It was great to witness Huddersfield Town steal a late winner against Watford FC but doubly delightful it was struck by Tom Ince.
The 26-year-old has come in for a fair amount of criticism from some quarters this season since sealing an £8.5m move from Derby County last summer.
And after the game Ince, with his usual refreshing and articulate honesty, freely admitted his performances have left a lot to be desired this campaign.
This forthright approach for self-assessment and critique, as well as always being first to front up as the dressing room’s media spokesman, marks him out as a strong character.
Certainly strong enough to take personal criticism and flak, deal with it head-on and keep working hard, whatever the situation and circumstance.
Win, lose or draw his hard-working approach on the pitch and demeanour off it has never altered and, considering who his father is, he could be forgiven for having an excuse more than most to be a typically pampered prima-donna.
But instead Tom Ince is a model professional who other footballers could do well to take note and learn from.
So why has he had such a rough ride in his first year at the John Smith’s Stadium?
And although Tom is no Jordi (reference Johan Cruyff's son), him and his dad are still two very different players from different eras meaning ‘Junior’ should be left alone to become his own man.

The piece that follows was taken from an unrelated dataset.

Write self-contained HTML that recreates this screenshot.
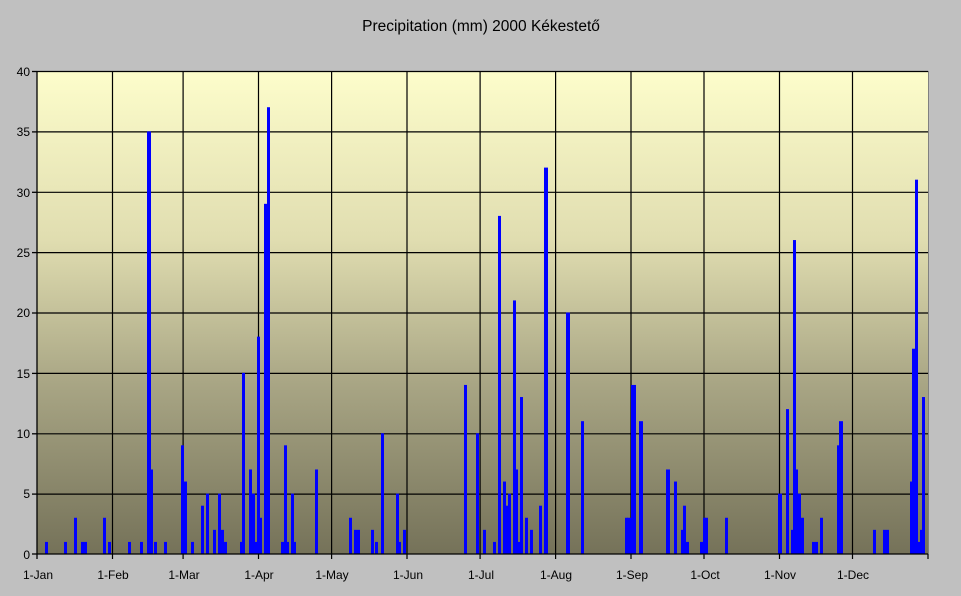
<!DOCTYPE html>
<html><head><meta charset="utf-8"><style>
html,body{margin:0;padding:0;background:#c0c0c0;}
svg{display:block;font-family:"Liberation Sans",sans-serif;}
</style></head><body>
<svg width="961" height="596" viewBox="0 0 961 596" xmlns="http://www.w3.org/2000/svg">
<defs><linearGradient id="bg" x1="0" y1="0" x2="0" y2="1">
<stop offset="0" stop-color="#fdfdcb"/><stop offset="0.35" stop-color="#e0ddb0"/><stop offset="0.65" stop-color="#a8a584"/><stop offset="1" stop-color="#757259"/></linearGradient></defs>
<rect width="961" height="596" fill="#c0c0c0"/>
<text x="481" y="31" font-size="15.5" text-anchor="middle" fill="#000">Precipitation (mm) 2000 Kékestető</text>
<rect x="37" y="71" width="891" height="483" fill="url(#bg)"/>
<line x1="928.5" y1="71" x2="928.5" y2="554" stroke="#808080" stroke-width="1"/>
<g stroke="#000" stroke-width="1.2">
<line x1="37" y1="71.5" x2="928" y2="71.5"/>
<line x1="37" y1="131.9" x2="928" y2="131.9"/>
<line x1="37" y1="192.3" x2="928" y2="192.3"/>
<line x1="37" y1="252.6" x2="928" y2="252.6"/>
<line x1="37" y1="313" x2="928" y2="313"/>
<line x1="37" y1="373.4" x2="928" y2="373.4"/>
<line x1="37" y1="433.8" x2="928" y2="433.8"/>
<line x1="37" y1="494.1" x2="928" y2="494.1"/>
<line x1="112.5" y1="71" x2="112.5" y2="559"/>
<line x1="183.1" y1="71" x2="183.1" y2="559"/>
<line x1="258.5" y1="71" x2="258.5" y2="559"/>
<line x1="331.6" y1="71" x2="331.6" y2="559"/>
<line x1="407" y1="71" x2="407" y2="559"/>
<line x1="480.1" y1="71" x2="480.1" y2="559"/>
<line x1="555.6" y1="71" x2="555.6" y2="559"/>
<line x1="631" y1="71" x2="631" y2="559"/>
<line x1="704" y1="71" x2="704" y2="559"/>
<line x1="779.5" y1="71" x2="779.5" y2="559"/>
<line x1="852.5" y1="71" x2="852.5" y2="559"/>
<line x1="928" y1="554" x2="928" y2="559"/>
</g>
<g transform="translate(0,554) scale(1,-12.075)" fill="#0000ff">
<rect x="45" y="0" width="3" height="1"/>
<rect x="64" y="0" width="3" height="1"/>
<rect x="74" y="0" width="3" height="3"/>
<rect x="81" y="0" width="3" height="1"/>
<rect x="84" y="0" width="3" height="1"/>
<rect x="103" y="0" width="3" height="3"/>
<rect x="108" y="0" width="3" height="1"/>
<rect x="128" y="0" width="3" height="1"/>
<rect x="140" y="0" width="3" height="1"/>
<rect x="147" y="0" width="4" height="35"/>
<rect x="150" y="0" width="3" height="7"/>
<rect x="154" y="0" width="3" height="1"/>
<rect x="164" y="0" width="3" height="1"/>
<rect x="181" y="0" width="3" height="9"/>
<rect x="184" y="0" width="3" height="6"/>
<rect x="191" y="0" width="3" height="1"/>
<rect x="201" y="0" width="3" height="4"/>
<rect x="206" y="0" width="3" height="5"/>
<rect x="213" y="0" width="3" height="2"/>
<rect x="218" y="0" width="3" height="5"/>
<rect x="221" y="0" width="3" height="2"/>
<rect x="223" y="0" width="4" height="1"/>
<rect x="240" y="0" width="3" height="1"/>
<rect x="242" y="0" width="3" height="15"/>
<rect x="249" y="0" width="3" height="7"/>
<rect x="252" y="0" width="3" height="5"/>
<rect x="254" y="0" width="3" height="1"/>
<rect x="257" y="0" width="3" height="18"/>
<rect x="259" y="0" width="3" height="3"/>
<rect x="264" y="0" width="3" height="29"/>
<rect x="267" y="0" width="3" height="37"/>
<rect x="281" y="0" width="3" height="1"/>
<rect x="284" y="0" width="3" height="9"/>
<rect x="286" y="0" width="3" height="1"/>
<rect x="291" y="0" width="3" height="5"/>
<rect x="293" y="0" width="3" height="1"/>
<rect x="315" y="0" width="3" height="7"/>
<rect x="349" y="0" width="3" height="3"/>
<rect x="354" y="0" width="3" height="2"/>
<rect x="357" y="0" width="3" height="2"/>
<rect x="371" y="0" width="3" height="2"/>
<rect x="375" y="0" width="3" height="1"/>
<rect x="381" y="0" width="3" height="10"/>
<rect x="396" y="0" width="3" height="5"/>
<rect x="398" y="0" width="3" height="1"/>
<rect x="403" y="0" width="3" height="2"/>
<rect x="464" y="0" width="3" height="14"/>
<rect x="476" y="0" width="3" height="10"/>
<rect x="483" y="0" width="3" height="2"/>
<rect x="493" y="0" width="3" height="1"/>
<rect x="498" y="0" width="3" height="28"/>
<rect x="503" y="0" width="3" height="6"/>
<rect x="505" y="0" width="3" height="4"/>
<rect x="508" y="0" width="3" height="5"/>
<rect x="513" y="0" width="3" height="21"/>
<rect x="515" y="0" width="3" height="7"/>
<rect x="518" y="0" width="2" height="1"/>
<rect x="520" y="0" width="3" height="13"/>
<rect x="525" y="0" width="3" height="3"/>
<rect x="530" y="0" width="3" height="2"/>
<rect x="539" y="0" width="3" height="4"/>
<rect x="544" y="0" width="4" height="32"/>
<rect x="566" y="0" width="4" height="20"/>
<rect x="581" y="0" width="3" height="11"/>
<rect x="625" y="0" width="3" height="3"/>
<rect x="627" y="0" width="4" height="3"/>
<rect x="631" y="0" width="5" height="14"/>
<rect x="639" y="0" width="4" height="11"/>
<rect x="666" y="0" width="4" height="7"/>
<rect x="674" y="0" width="3" height="6"/>
<rect x="681" y="0" width="3" height="2"/>
<rect x="683" y="0" width="3" height="4"/>
<rect x="686" y="0" width="3" height="1"/>
<rect x="700" y="0" width="3" height="1"/>
<rect x="703" y="0" width="3" height="3"/>
<rect x="705" y="0" width="3" height="3"/>
<rect x="725" y="0" width="3" height="3"/>
<rect x="778" y="0" width="4" height="5"/>
<rect x="786" y="0" width="3" height="12"/>
<rect x="791" y="0" width="3" height="2"/>
<rect x="793" y="0" width="3" height="26"/>
<rect x="795" y="0" width="3" height="7"/>
<rect x="798" y="0" width="3" height="5"/>
<rect x="800" y="0" width="4" height="3"/>
<rect x="812" y="0" width="3" height="1"/>
<rect x="815" y="0" width="3" height="1"/>
<rect x="820" y="0" width="3" height="3"/>
<rect x="837" y="0" width="3" height="9"/>
<rect x="839" y="0" width="4" height="11"/>
<rect x="873" y="0" width="3" height="2"/>
<rect x="883" y="0" width="3" height="2"/>
<rect x="886" y="0" width="3" height="2"/>
<rect x="910" y="0" width="3" height="6"/>
<rect x="912" y="0" width="3" height="17"/>
<rect x="915" y="0" width="3" height="31"/>
<rect x="917" y="0" width="3" height="1"/>
<rect x="920" y="0" width="2" height="2"/>
<rect x="922" y="0" width="3" height="13"/>
</g>
<g stroke="#000" stroke-width="1.3">
<line x1="37" y1="71" x2="37" y2="554"/>
<line x1="37" y1="554" x2="928" y2="554"/>
<line x1="37" y1="554" x2="37" y2="559"/>
<line x1="32" y1="71.5" x2="37" y2="71.5"/>
<line x1="32" y1="131.9" x2="37" y2="131.9"/>
<line x1="32" y1="192.3" x2="37" y2="192.3"/>
<line x1="32" y1="252.6" x2="37" y2="252.6"/>
<line x1="32" y1="313" x2="37" y2="313"/>
<line x1="32" y1="373.4" x2="37" y2="373.4"/>
<line x1="32" y1="433.8" x2="37" y2="433.8"/>
<line x1="32" y1="494.1" x2="37" y2="494.1"/>
<line x1="32" y1="554" x2="37" y2="554"/>
</g>
<g font-size="12" fill="#000" text-anchor="end">
<text x="30" y="76">40</text>
<text x="30" y="136">35</text>
<text x="30" y="197">30</text>
<text x="30" y="257">25</text>
<text x="30" y="317">20</text>
<text x="30" y="378">15</text>
<text x="30" y="438">10</text>
<text x="30" y="498">5</text>
<text x="30" y="559">0</text>
</g>
<g font-size="12" fill="#000" text-anchor="middle">
<text x="38" y="579">1-Jan</text>
<text x="113" y="579">1-Feb</text>
<text x="184" y="579">1-Mar</text>
<text x="259" y="579">1-Apr</text>
<text x="332" y="579">1-May</text>
<text x="408" y="579">1-Jun</text>
<text x="481" y="579">1-Jul</text>
<text x="556" y="579">1-Aug</text>
<text x="632" y="579">1-Sep</text>
<text x="705" y="579">1-Oct</text>
<text x="780" y="579">1-Nov</text>
<text x="853" y="579">1-Dec</text>
</g>
</svg>
</body></html>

Those sorts of familial comparisons have also perhaps seen a greater media spotlight on the player as well – with the likes of TalkSports Joey Barton previously insinuating he is not Premier League standard as he has never earnt a move to the Premier League, merely negotiating himself into one.
That may be the case, but watching Tom in his Blackpool and Derby days, he was an all-action attacking midfielder at the heart of everything positive for those sides – taking the majority of free-kicks, corners, penalties and, of course, scoring plenty of goals.
Of course, Town fans have not seen that so far, but how much of that issue/blame can actually be apportioned at the players door?
Ince joined a newly-promoted side with an already strong identity, belief and way of playing – a more disciplined set-up where defending starts from the front.
It’s something the player even admitted to struggling with (immediately after the Watford win), saying ‘sometimes you have these times in your career where you have to try and find a new way of playing or thinking. It’s obviously a new team for me, and in the Premier League, which makes things twice as hard.’
As an intelligent and flexible footballer trying to make his way in a new set-up, that has also been a major downfall - being deployed on the right, on the left and through the middle without having a consistent run in any of those position.
Therefore he’s never been able to get into a rhythm or have the chance to reach his potential, because he is not only constantly learning the team dynamic but the position as well.
Having said all this, he has never visibly let his frustrations show while maintaining his ability to get into great goalscoring positions without finding the final killer touch.
Recently he may have begun to over-think situations when really all he needed was a little bit of luck – hopefully that coming with the strike against Watford last Saturday.